Collected data:
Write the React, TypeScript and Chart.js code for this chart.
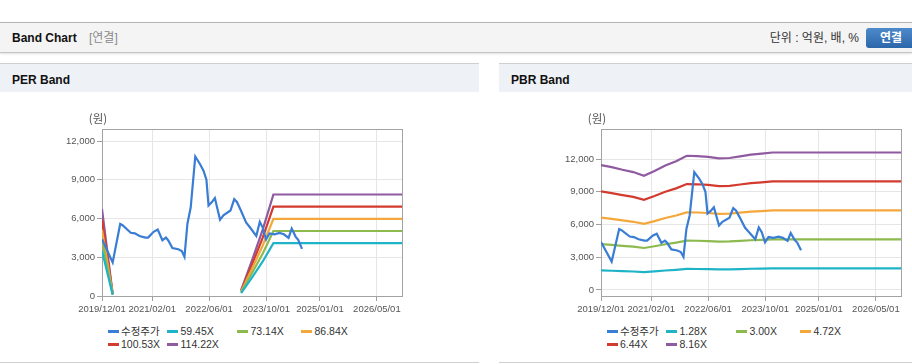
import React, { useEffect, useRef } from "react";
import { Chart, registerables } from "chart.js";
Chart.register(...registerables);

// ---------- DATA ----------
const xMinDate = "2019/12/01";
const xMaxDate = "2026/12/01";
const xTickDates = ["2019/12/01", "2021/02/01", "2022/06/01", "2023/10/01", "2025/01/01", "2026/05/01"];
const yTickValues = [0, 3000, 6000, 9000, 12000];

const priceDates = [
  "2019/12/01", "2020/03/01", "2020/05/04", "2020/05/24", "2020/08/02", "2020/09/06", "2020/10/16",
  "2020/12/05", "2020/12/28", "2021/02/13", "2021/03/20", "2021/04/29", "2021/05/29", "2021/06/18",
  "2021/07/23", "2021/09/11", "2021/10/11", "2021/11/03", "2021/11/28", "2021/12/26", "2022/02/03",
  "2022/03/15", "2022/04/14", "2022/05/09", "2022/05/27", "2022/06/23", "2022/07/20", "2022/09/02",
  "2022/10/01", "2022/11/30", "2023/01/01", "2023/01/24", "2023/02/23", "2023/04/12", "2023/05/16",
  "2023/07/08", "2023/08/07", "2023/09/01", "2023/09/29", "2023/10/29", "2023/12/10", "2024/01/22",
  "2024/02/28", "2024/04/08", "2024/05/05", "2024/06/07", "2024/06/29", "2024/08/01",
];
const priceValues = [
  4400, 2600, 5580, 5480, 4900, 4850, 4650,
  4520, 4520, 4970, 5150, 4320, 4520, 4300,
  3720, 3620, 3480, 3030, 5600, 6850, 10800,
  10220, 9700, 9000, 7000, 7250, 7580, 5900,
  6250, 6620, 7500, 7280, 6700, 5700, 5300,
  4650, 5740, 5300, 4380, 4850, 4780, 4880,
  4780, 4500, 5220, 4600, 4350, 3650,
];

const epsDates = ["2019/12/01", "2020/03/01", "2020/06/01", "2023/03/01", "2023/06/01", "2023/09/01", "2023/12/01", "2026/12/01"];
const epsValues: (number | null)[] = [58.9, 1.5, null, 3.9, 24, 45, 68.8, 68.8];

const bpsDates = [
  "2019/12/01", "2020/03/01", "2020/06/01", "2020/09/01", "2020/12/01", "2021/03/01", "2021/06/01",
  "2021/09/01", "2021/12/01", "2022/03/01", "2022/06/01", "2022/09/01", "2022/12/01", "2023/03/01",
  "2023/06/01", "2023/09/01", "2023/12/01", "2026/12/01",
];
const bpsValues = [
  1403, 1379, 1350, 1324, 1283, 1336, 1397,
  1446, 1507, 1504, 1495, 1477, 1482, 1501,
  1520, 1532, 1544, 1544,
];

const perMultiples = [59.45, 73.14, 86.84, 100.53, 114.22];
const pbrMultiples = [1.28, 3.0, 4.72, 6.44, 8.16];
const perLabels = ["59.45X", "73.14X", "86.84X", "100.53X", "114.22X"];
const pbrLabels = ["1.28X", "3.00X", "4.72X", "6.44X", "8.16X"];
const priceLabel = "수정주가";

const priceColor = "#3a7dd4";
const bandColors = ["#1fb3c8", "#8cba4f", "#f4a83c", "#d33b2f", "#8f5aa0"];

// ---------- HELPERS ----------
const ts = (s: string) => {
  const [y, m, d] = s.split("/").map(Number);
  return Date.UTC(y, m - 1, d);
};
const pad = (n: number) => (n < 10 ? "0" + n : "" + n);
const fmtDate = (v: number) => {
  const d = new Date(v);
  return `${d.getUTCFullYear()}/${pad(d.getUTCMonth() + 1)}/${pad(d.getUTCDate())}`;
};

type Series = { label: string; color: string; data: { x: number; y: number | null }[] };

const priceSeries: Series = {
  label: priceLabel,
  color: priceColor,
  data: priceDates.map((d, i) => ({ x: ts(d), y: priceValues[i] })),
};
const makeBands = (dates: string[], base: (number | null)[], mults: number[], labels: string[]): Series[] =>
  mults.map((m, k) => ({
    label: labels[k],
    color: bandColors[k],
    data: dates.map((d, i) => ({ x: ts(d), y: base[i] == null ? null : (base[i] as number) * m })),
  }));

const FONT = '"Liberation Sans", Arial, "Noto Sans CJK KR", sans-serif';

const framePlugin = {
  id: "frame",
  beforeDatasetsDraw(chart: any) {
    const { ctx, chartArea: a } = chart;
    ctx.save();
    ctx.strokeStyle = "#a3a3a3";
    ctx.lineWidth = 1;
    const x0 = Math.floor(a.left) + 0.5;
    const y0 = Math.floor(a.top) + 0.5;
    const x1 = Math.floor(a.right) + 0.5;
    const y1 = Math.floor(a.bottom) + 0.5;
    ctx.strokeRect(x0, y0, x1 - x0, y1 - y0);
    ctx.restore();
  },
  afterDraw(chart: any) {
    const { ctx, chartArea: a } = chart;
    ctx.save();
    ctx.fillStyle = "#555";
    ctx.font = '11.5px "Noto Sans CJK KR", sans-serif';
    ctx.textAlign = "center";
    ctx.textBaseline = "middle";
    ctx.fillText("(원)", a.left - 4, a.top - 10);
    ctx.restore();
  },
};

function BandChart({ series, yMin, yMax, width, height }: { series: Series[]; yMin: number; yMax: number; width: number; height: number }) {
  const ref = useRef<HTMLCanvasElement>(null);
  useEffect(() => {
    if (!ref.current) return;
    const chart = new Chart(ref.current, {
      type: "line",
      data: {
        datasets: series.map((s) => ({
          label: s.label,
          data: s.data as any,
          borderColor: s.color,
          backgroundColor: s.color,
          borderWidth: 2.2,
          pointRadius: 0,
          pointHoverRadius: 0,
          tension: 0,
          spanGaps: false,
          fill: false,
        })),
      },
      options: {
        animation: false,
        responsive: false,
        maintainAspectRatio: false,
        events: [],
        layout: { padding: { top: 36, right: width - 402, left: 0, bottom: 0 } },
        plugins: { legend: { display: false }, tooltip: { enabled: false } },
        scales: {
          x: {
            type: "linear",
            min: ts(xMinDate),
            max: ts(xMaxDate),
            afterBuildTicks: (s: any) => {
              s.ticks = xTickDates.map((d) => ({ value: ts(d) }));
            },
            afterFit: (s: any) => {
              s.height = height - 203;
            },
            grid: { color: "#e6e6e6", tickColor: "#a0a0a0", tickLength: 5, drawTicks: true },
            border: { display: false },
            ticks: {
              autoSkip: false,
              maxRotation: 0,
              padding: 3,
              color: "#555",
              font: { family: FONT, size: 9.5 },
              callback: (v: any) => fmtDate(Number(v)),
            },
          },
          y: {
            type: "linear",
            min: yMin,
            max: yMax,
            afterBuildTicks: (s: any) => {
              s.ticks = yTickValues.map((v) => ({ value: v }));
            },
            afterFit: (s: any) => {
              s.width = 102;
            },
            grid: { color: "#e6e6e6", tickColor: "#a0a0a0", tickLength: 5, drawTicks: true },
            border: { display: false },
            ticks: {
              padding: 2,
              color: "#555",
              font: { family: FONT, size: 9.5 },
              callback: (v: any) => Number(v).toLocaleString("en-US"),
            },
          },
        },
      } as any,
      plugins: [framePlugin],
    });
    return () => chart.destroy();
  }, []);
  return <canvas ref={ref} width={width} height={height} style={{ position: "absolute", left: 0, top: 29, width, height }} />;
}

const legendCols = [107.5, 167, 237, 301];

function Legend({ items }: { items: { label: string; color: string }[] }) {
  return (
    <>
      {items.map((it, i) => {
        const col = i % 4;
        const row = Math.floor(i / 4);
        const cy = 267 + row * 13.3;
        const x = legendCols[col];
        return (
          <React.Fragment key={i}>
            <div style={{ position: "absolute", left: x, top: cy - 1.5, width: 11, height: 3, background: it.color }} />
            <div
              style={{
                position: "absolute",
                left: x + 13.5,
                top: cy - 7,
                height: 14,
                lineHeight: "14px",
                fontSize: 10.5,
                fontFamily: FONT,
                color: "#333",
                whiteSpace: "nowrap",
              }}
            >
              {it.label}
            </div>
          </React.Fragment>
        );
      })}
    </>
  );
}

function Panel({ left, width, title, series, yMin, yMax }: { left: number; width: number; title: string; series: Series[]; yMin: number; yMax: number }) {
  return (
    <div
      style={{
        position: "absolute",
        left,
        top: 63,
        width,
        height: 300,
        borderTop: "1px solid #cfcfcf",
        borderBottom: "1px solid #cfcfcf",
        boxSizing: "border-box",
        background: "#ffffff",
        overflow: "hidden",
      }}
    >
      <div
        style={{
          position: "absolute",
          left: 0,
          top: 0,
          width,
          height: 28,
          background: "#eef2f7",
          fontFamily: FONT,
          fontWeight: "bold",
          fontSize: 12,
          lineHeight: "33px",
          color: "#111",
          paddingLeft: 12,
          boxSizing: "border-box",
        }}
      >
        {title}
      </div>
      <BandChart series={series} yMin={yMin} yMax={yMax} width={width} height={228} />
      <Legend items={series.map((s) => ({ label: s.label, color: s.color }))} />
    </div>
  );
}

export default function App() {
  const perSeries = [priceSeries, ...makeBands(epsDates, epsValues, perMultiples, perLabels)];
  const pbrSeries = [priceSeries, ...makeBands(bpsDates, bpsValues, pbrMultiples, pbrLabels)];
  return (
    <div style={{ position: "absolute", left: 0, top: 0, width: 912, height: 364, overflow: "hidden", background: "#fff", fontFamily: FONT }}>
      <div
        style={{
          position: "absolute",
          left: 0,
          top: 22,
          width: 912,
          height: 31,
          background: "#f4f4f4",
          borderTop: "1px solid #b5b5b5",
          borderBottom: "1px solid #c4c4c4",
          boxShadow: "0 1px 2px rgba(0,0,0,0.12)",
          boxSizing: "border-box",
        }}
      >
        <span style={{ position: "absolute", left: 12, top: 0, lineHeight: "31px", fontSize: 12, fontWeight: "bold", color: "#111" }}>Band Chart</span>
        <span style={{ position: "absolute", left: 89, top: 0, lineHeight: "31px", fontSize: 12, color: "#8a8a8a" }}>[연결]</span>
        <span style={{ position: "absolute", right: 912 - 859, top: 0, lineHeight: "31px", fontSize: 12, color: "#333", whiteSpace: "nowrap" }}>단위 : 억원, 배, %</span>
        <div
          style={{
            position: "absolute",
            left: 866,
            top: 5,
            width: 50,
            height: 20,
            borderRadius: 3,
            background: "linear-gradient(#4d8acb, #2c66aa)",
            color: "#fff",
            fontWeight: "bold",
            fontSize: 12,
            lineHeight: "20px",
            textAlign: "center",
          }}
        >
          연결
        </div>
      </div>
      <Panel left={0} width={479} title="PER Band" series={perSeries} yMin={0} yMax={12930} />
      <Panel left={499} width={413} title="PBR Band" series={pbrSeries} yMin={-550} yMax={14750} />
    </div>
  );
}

Exercise brief: Extract every line that has the string "React" in it.

Written answer:
Write the React, TypeScript and Chart.js code for this chart.
import React, { useEffect, useRef } from "react";
          <React.Fragment key={i}>
          </React.Fragment>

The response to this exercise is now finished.